Certains éditeurs ont exprimé des préoccupations concernant le traitement des numéros hors série de publications IPG. Ils estiment que ces hors-séries ne devraient pas automatiquement bénéficier du statut IPG, car cela pourrait créer une distorsion de concurrence.

De plus, des inquiétudes ont été soulevées concernant le premier numéro de nouvelles publications, où certains éditeurs pourraient tenter d’exiger les avantages du statut IPG sans avoir reçu la reconnaissance officielle de la CPPAP.

Ces préoccupations soulignent la nécessité d’une régulation claire pour éviter des abus.

Quels critères sont pris en compte pour l’implantation des kiosques de presse ?

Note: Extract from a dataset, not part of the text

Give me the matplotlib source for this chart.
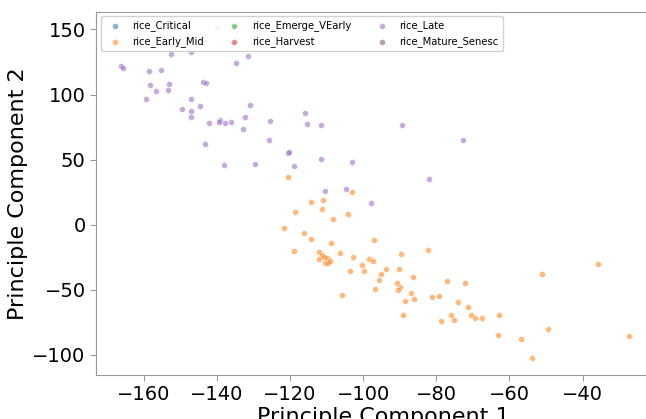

Le projet de décret prévoit plusieurs critères pour l’autorisation d’implantation d’un point de vente de presse imprimée, notamment :

1. Les compétences et qualités professionnelles du diffuseur et de ses salariés.
2. La localisation du point de vente.
3. La zone de chalandise.
4. Les aménagements et installations du point de vente.
5. Les moyens économiques, logistiques, commerciaux et informatiques du diffuseur.
6. Les contraintes opérationnelles liées à la distribution groupée de la presse.

Ces critères visent à garantir que les nouveaux points de vente soient viables et adaptés aux besoins du marché.

Quelles sont les obligations pour la diffusion numérique de la presse ?

Pour les services de diffusion numérique groupée de la presse, le projet de décret fixe un seuil de 1 million d’euros de chiffre d’affaires hors taxes réalisé en France.

Au-delà de ce seuil, les services qui diffusent des titres d’au moins deux entreprises de presse, dont au moins un titre IPG, doivent respecter des conditions techniques et financières raisonnables et non discriminatoires.

Cette mesure vise à protéger les titres IPG tout en permettant aux services émergents de se développer sans charges excessives.

Les opérateurs de plateformes en ligne sont également soumis à des obligations similaires si leur nombre de connexions dépasse cinq millions de visiteurs uniques par mois.